Chances are you’ll have a good idea of who you’re trying to reach, but don’t make any assumptions. Use the tools available – social media, surveys, Google Analytics – to build clear user personas before you start developing your content plan. You can then tailor each piece to the right part of your target audience for the best results.

“Prioritise building some relationships before you start developing content,” says Bethanie Dennis from Silverbean, a marketing agency based in Newcastle. “You can have the strongest, most original content in the world but if you don’t get it in front of the right people, it’s a waste of your time and money.”

“You can have the strongest, most original content in the world but if you don’t get it in front of the right people, it’s a waste of your time and money”Bethanie Dennis, senior outreach manager, Silverbean

These thoughts are echoed by Elle Pollicott, consultant at Nottingham-based digital marketing agency Hallam Internet, who says: “Start-ups shouldn’t shy away from content marketing, but don’t create content for the sake of it. Take the time to get to know your customers and find out what their needs and interests are – you can then create content they’ll engage with.”

Tips for getting to know your audience:

  1. Use Google Analytics and social media to build user personas.
  2. Engage in conversations online to determine what your audience wants.
  3. Don’t be afraid to ask directly – surveys can help generate invaluable information.

Sell softly with useful content

Gone are the days where outbound marketing was the only way to get results – in 2019, it helps to act a little more naturally. Online, you can do that by creating content that’s genuinely useful for your audience.

This is something freelance content writer Francesca Baker often tells her clients. “By providing relevant advice and useful information on a regular basis, you’ll give people another reason to keep returning to your website,” she says. “Insightful content – whether it’s a how-to guide, review video or detailed White Paper – shows that you know what you’re talking about, and it’s a softer sell than blatant product-based copy.”

To provide true value for your audience you’ll need to offer something your competitors don’t; that could mean improving on what’s already out there or answering audience questions that haven’t been addressed yet. Alexander Jobling did just that, and his music-centred PR company Burstimo is now reaping the rewards.

“We entered a market that was already full of established companies with huge amounts of experience, so we had to do something different to ensure our target audience noticed and trusted us,” he says.

“We wanted to give back to musicians so we wrote advice blogs for an ‘Unsigned Advice’ section of our website; they were incredibly popular so we explored other channels, such as Instagram and YouTube. Together, all of that content helped us become one of the most in-demand and trusted companies in our industry.”

How to be useful online

  1. Answer the questions your audience is asking most.
  2. Offer something your competitors don’t.
  3. Use data to find what goes down well and expand on it through other channels.

Keep up with the latest news and vary your sources

Search engine optimisation is a marketing channel on its own but it’s also firmly intertwined with content, in that any content you create should meet the guidelines and recommendations of Google and its competitors.

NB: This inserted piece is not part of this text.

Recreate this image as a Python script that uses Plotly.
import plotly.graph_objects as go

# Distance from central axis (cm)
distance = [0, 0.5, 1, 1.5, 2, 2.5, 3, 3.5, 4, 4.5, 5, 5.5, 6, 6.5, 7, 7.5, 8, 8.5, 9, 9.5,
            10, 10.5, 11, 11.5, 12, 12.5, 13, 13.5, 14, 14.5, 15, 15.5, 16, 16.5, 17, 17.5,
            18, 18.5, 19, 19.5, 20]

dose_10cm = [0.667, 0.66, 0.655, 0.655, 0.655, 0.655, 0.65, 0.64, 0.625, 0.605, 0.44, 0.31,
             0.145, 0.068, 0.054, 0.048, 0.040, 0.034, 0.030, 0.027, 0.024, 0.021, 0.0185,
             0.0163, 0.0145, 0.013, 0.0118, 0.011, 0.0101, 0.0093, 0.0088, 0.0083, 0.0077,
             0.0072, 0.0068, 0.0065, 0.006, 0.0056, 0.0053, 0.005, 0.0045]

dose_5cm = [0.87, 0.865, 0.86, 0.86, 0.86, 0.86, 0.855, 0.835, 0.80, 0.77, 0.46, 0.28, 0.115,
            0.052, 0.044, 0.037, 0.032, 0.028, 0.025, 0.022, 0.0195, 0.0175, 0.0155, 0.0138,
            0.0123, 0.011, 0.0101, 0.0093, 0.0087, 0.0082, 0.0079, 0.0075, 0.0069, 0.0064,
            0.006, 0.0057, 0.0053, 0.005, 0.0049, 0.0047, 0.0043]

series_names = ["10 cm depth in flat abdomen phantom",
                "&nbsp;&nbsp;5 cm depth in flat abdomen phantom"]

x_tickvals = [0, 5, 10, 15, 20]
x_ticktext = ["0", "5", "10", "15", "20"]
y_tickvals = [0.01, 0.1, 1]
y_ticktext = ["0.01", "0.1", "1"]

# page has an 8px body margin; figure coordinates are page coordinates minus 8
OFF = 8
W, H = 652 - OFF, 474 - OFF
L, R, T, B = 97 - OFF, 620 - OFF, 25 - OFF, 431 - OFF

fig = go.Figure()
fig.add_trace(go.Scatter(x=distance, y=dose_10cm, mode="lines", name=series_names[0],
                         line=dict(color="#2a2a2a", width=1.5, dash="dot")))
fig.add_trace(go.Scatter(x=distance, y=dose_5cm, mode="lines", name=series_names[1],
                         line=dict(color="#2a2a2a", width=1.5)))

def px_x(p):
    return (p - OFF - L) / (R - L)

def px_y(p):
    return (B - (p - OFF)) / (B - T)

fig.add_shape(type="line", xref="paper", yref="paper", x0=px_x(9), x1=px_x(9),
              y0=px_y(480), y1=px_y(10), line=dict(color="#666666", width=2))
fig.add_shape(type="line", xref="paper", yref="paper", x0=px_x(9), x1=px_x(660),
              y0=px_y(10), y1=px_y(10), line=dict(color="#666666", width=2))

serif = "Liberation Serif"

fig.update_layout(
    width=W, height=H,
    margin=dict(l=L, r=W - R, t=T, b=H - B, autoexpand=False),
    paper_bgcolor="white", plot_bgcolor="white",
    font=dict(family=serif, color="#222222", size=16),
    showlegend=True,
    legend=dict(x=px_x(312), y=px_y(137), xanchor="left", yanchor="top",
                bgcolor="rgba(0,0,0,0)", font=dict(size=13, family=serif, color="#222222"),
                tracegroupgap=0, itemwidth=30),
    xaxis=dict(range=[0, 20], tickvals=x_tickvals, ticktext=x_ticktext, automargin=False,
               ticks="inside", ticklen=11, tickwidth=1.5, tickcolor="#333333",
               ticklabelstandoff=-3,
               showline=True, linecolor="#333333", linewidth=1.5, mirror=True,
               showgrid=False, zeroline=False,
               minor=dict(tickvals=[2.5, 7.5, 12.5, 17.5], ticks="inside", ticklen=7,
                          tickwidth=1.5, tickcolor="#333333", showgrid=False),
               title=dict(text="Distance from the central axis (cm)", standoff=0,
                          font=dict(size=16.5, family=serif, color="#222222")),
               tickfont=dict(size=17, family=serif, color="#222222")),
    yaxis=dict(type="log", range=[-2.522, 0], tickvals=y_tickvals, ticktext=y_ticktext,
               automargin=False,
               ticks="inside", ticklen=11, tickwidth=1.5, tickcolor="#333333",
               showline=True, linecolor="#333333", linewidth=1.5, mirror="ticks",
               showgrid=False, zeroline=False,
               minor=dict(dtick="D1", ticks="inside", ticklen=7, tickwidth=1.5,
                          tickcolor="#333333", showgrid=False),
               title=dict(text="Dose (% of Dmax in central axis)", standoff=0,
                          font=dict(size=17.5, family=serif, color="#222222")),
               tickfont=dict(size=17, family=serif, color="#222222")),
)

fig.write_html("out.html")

You can learn the basics through the search engines’ own Webmaster Guidelines, but the goalposts will change from time to time and it’s important to keep up.

Anthea Morris, whose sexual health business Better2Know has thrived thanks to a comprehensive content marketing strategy, suggests using various sources for your updates: “Google has a complex algorithm to decide who comes top of the search results and it changes often, sometimes without warning – we’ve been impacted positively and negatively by these algorithm adjustments,” she says.

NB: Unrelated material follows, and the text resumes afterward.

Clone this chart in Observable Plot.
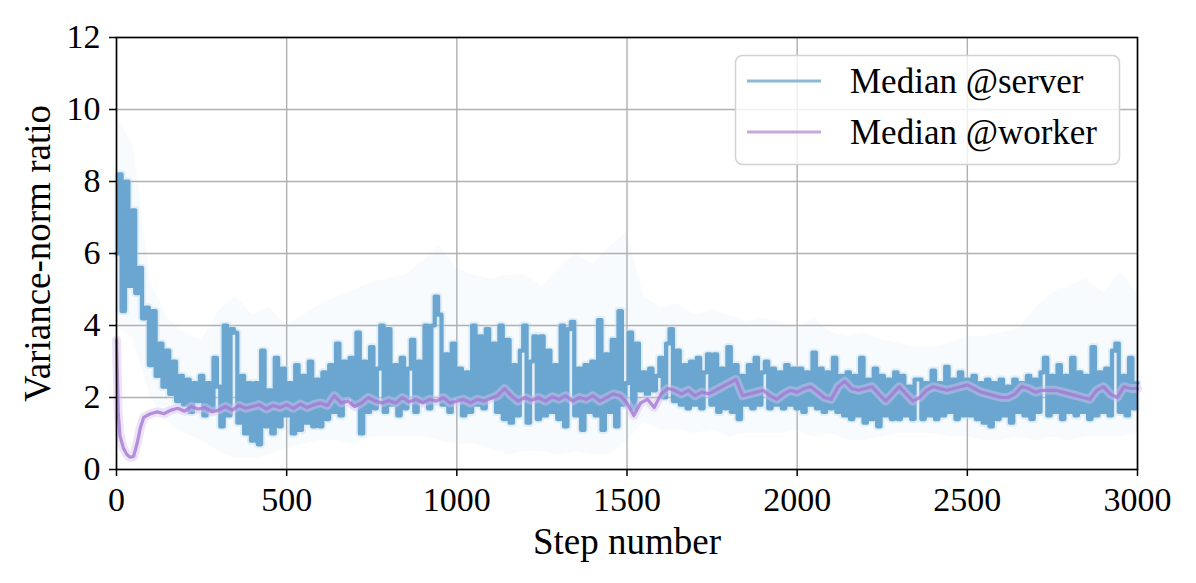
<!DOCTYPE html>
<html><head><meta charset="utf-8">
<script src="https://cdn.jsdelivr.net/npm/d3@7"></script>
<script src="https://cdn.jsdelivr.net/npm/@observablehq/plot@0.6"></script>
<style>
body{margin:0;background:#fff;}
#wrap{position:relative;width:1196px;height:583px;}
#legend{position:absolute;left:0;top:0;pointer-events:none;}
</style>
</head><body>
<div id="wrap"></div>
<script>
// ---- data ----
const stepInterval = 10;
const serverMedian = [
 6.0, 8.2, 4.4, 8.0, 5.1, 7.2, 4.9, 5.6, 4.2, 4.5,
 2.9, 4.4, 2.6, 3.5, 2.3, 3.3, 2.1, 3.0, 1.9, 2.6,
 1.8, 2.5, 1.6, 2.4, 1.9, 2.6, 1.5, 2.4, 1.7, 3.1,
 2.3, 1.2, 4.0, 1.5, 3.9, 3.8, 1.3, 2.6, 1.0, 2.4,
 0.8, 2.4, 0.7, 3.3, 1.2, 2.2, 1.0, 3.1, 1.2, 2.8,
 1.5, 2.4, 1.0, 2.9, 1.1, 2.6, 1.3, 3.0, 1.2, 2.5,
 1.2, 2.7, 1.4, 2.9, 1.6, 3.5, 1.5, 3.0, 2.0, 3.1,
 1.8, 3.8, 1.0, 3.0, 1.6, 3.4, 1.7, 2.8, 4.0, 1.6,
 3.9, 1.8, 2.9, 1.5, 3.1, 1.7, 2.8, 3.6, 1.6, 3.0,
 1.9, 4.0, 1.7, 4.0, 4.8, 4.3, 1.8, 3.2, 1.6, 3.5,
 2.0, 2.8, 1.5, 2.7, 1.6, 4.0, 1.8, 3.7, 1.7, 3.9,
 2.0, 3.5, 1.6, 4.0, 1.4, 3.6, 1.3, 2.9, 1.5, 3.3,
 4.0, 1.3, 3.0, 3.7, 1.4, 3.7, 1.5, 3.3, 1.6, 2.9,
 1.4, 4.0, 1.2, 3.9, 4.1, 1.5, 2.8, 1.1, 2.9, 1.6,
 3.0, 1.5, 4.15, 1.1, 3.2, 1.6, 3.6, 1.2, 4.4, 1.8,
 2.4, 3.8, 1.7, 3.5, 2.2, 2.7, 2.1, 2.8, 2.2, 2.6,
 3.1, 2.0, 3.5, 3.9, 1.9, 3.3, 1.8, 2.9, 1.7, 3.0,
 1.8, 3.1, 1.7, 2.7, 3.2, 1.8, 3.2, 1.6, 2.8, 1.7,
 3.4, 1.6, 2.9, 1.4, 2.6, 1.8, 2.9, 1.7, 3.1, 1.8,
 2.7, 3.0, 1.7, 2.8, 1.8, 2.7, 1.7, 2.9, 1.8, 2.8,
 1.7, 2.8, 1.6, 2.7, 1.8, 3.25, 1.7, 2.8, 1.6, 2.7,
 1.7, 3.1, 1.6, 2.6, 1.5, 2.7, 1.4, 2.6, 1.5, 3.1,
 1.3, 2.5, 1.4, 2.8, 1.2, 2.6, 1.5, 2.5, 1.4, 2.7,
 1.4, 2.6, 1.5, 2.3, 1.4, 2.5, 2.5, 1.4, 2.4, 1.5,
 2.75, 1.4, 2.4, 1.5, 2.85, 1.6, 2.5, 1.4, 2.7, 1.5,
 2.5, 1.5, 2.6, 1.4, 2.4, 1.3, 2.5, 1.2, 2.4, 1.4,
 2.5, 1.5, 2.3, 1.3, 2.5, 1.6, 2.4, 1.5, 2.6, 1.4,
 2.5, 1.6, 2.7, 3.1, 1.5, 2.6, 1.6, 2.9, 1.4, 2.6,
 1.6, 3.1, 1.5, 2.7, 1.6, 2.6, 1.4, 3.4, 1.5, 2.7,
 1.6, 2.8, 1.5, 3.3, 3.5, 1.6, 2.6, 1.5, 3.1, 1.7, 2.4
];

// faint spread of the server values (every 50 steps)
const bandSteps = d3.range(0, 3001, 50);
const serverLo = [
 4.0, 3.6, 2.0, 1.3, 1.0, 0.8, 0.5, 0.3, 0.3, 0.4,
 0.6, 0.7, 0.8, 0.8, 0.7, 0.9, 0.9, 0.9, 0.9, 0.8,
 0.7, 0.7, 0.6, 0.4, 0.5, 0.5, 0.4, 0.5, 0.4, 0.4,
 0.8, 1.3, 1.1, 1.1, 1.0, 1.1, 0.9, 1.0, 1.0, 1.0,
 1.1, 0.9, 1.0, 0.8, 0.8, 0.9, 1.0, 1.0, 1.0, 0.9,
 0.9, 0.8, 0.8, 0.9, 0.8, 0.9, 0.8, 0.9, 0.9, 0.9, 1.0
];
const serverHi = [
 9.8, 9.0, 5.2, 4.2, 3.8, 3.6, 4.4, 4.8, 4.3, 4.5,
 4.0, 4.3, 4.6, 4.8, 5.0, 5.2, 5.3, 5.4, 5.8, 6.2,
 5.6, 5.4, 5.3, 5.4, 5.4, 5.1, 5.6, 6.0, 5.7, 6.2,
 6.6, 4.8, 4.5, 4.6, 4.3, 4.4, 4.3, 4.1, 4.2, 4.1,
 3.9, 4.2, 3.8, 3.7, 3.8, 3.6, 3.5, 3.4, 3.4, 3.5,
 3.7, 3.7, 3.8, 3.9, 4.5, 4.9, 5.1, 5.3, 4.9, 5.5, 4.9
];

const workerEarlySteps = [0, 5, 10, 20, 30, 40, 50, 60, 70, 80, 90];
const workerEarly = [3.6, 1.6, 0.95, 0.6, 0.42, 0.34, 0.36, 0.7, 1.15, 1.45, 1.5];
const workerLate = [
 1.55, 1.6, 1.55, 1.65, 1.7, 1.62, 1.75, 1.68, 1.72, 1.6,
 1.65, 1.75, 1.65, 1.78, 1.7, 1.75, 1.8, 1.68, 1.78, 1.72,
 1.8, 1.7, 1.82, 1.72, 1.8, 1.85, 1.78, 2.05, 1.85, 1.9,
 1.75, 1.85, 2.0, 1.9, 1.85, 1.92, 1.85, 2.0, 1.88, 1.95,
 1.85, 1.95, 1.9, 2.0, 1.85, 1.9, 1.95, 1.85, 1.95, 1.9,
 1.98, 2.05, 2.25, 2.05, 1.9, 2.0, 1.92, 2.0, 1.9, 2.02,
 1.95, 2.05, 1.9, 2.0, 1.95, 2.05, 1.9, 2.0, 2.1, 2.05,
 1.85, 1.5, 1.85, 1.95, 1.72, 2.1, 2.25, 2.2, 2.1, 2.2,
 2.05, 2.15, 2.1, 2.2, 2.3, 2.4, 2.5, 2.05, 2.1, 2.15,
 2.2, 2.05, 1.95, 2.1, 2.2, 2.15, 2.25, 2.3, 2.15, 2.0,
 1.95, 2.3, 2.45, 2.25, 2.2, 2.25, 2.3, 2.1, 1.9, 2.1,
 2.3, 2.1, 1.9, 2.0, 2.2, 2.3, 2.25, 2.2, 2.25, 2.3,
 2.35, 2.25, 2.15, 2.1, 2.05, 2.0, 2.0, 2.1, 2.3, 2.25,
 2.15, 2.2, 2.2, 2.2, 2.15, 2.1, 2.05, 2.0, 1.95, 2.2,
 2.3, 2.1, 2.0, 2.3, 2.25, 2.25
];
const workerSteps = workerEarlySteps.concat(d3.range(100, 3001, 20));
const workerMedian = workerEarly.concat(workerLate);

const xTicks = [0, 500, 1000, 1500, 2000, 2500, 3000];
const yTicks = [0, 2, 4, 6, 8, 10, 12];
const legendLabels = ["Median @server", "Median @worker"];
const seriesColors = {server: "#6ba6d1", worker: "#a478d4"};

// ---- chart ----
const font = "'Liberation Serif', 'DejaVu Serif', serif";
const chart = Plot.plot({
  width: 1196, height: 583,
  marginLeft: 116, marginRight: 59, marginTop: 37, marginBottom: 114,
  style: {fontFamily: font, fontSize: "34px", color: "#000", background: "#fff", overflow: "visible"},
  x: {domain: [0, 3000]},
  y: {domain: [0, 12]},
  marks: [
    Plot.gridX({ticks: xTicks, stroke: "#b0b0b0", strokeOpacity: 1, strokeWidth: 1.4}),
    Plot.gridY({ticks: yTicks, stroke: "#b0b0b0", strokeOpacity: 1, strokeWidth: 1.4}),
    Plot.areaY(bandSteps, {x: d => d, y1: (d, i) => serverLo[i], y2: (d, i) => serverHi[i], fill: "#9ecae1", fillOpacity: 0.07}),
    Plot.lineY(serverMedian, {x: (d, i) => i * stepInterval, y: d => d, curve: "step", stroke: "#b5d6ec", strokeWidth: 8, strokeOpacity: 0.35}),
    Plot.lineY(serverMedian, {x: (d, i) => i * stepInterval, y: d => d, curve: "step", stroke: seriesColors.server, strokeWidth: 4.2}),
    Plot.lineY(workerMedian, {x: (d, i) => workerSteps[i], y: d => d, stroke: "#d9c3ee", strokeWidth: 9, strokeOpacity: 0.45}),
    Plot.lineY(workerMedian, {x: (d, i) => workerSteps[i], y: d => d, stroke: seriesColors.worker, strokeWidth: 3.2, strokeOpacity: 0.8}),
    Plot.frame({stroke: "#000", strokeWidth: 1.6}),
    Plot.axisX({ticks: xTicks, tickSize: 7, tickPadding: 10, tickFormat: d => String(d), label: null, stroke: "#000", strokeWidth: 1.5}),
    Plot.axisY({ticks: yTicks, tickSize: 7, tickPadding: 9, tickFormat: d => String(d), label: null, stroke: "#000", strokeWidth: 1.5}),
    Plot.text(["Step number"], {text: d => d, frameAnchor: "bottom", dy: 84, lineAnchor: "bottom", textAnchor: "middle", fontSize: 37}),
    Plot.text(["Variance-norm ratio"], {text: d => d, frameAnchor: "left", dx: -78, rotate: -90, textAnchor: "middle", lineAnchor: "middle", fontSize: 37})
  ]
});
const wrap = document.getElementById("wrap");
wrap.appendChild(chart);

// ---- legend overlay ----
const ns = "http://www.w3.org/2000/svg";
const lg = document.createElementNS(ns, "svg");
lg.setAttribute("id", "legend");
lg.setAttribute("width", 1196); lg.setAttribute("height", 583);
const box = document.createElementNS(ns, "rect");
Object.entries({x: 735.5, y: 55.5, width: 384, height: 109, rx: 7, fill: "rgba(255,255,255,0.8)", stroke: "#d2d2d2", "stroke-width": 1.5})
  .forEach(([k, v]) => box.setAttribute(k, v));
lg.appendChild(box);
const swatch = ["#8cbad3", "#c8a8dc"];
legendLabels.forEach((lab, i) => {
  const yy = 81 + i * 51;
  const ln = document.createElementNS(ns, "line");
  Object.entries({x1: 747, x2: 821, y1: yy, y2: yy, stroke: swatch[i], "stroke-width": 3})
    .forEach(([k, v]) => ln.setAttribute(k, v));
  lg.appendChild(ln);
  const t = document.createElementNS(ns, "text");
  t.setAttribute("x", 850); t.setAttribute("y", yy + 12);
  t.setAttribute("font-family", font); t.setAttribute("font-size", 35);
  t.textContent = lab;
  lg.appendChild(t);
});
wrap.appendChild(lg);
</script>
</body></html>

“The more people’s views and perspectives you can get on the latest goings-on, the better positioned you’ll be to keep your site in good shape. Try weighing up the different points you find – see what comes up the most and what makes the most sense to you as the business owner.”

There are plenty of places to find information, too. Heather Horton, co-founder of marketing agency Ecrubox Digital, recommends subscribing to relevant “blogs, magazines, email newsletters and updates from companies leading the way in content marketing”.

“Reading every article can be a time-consuming task,” she adds, “so consider setting up Google Alerts for keywords. You’ll then get a digest of relevant info through to your inbox at a frequency you can manage.”

How to keep up with content marketing

  1. Subscribe to various industry publications.
  2. Set up search engine alerts on the topics that impact your business most.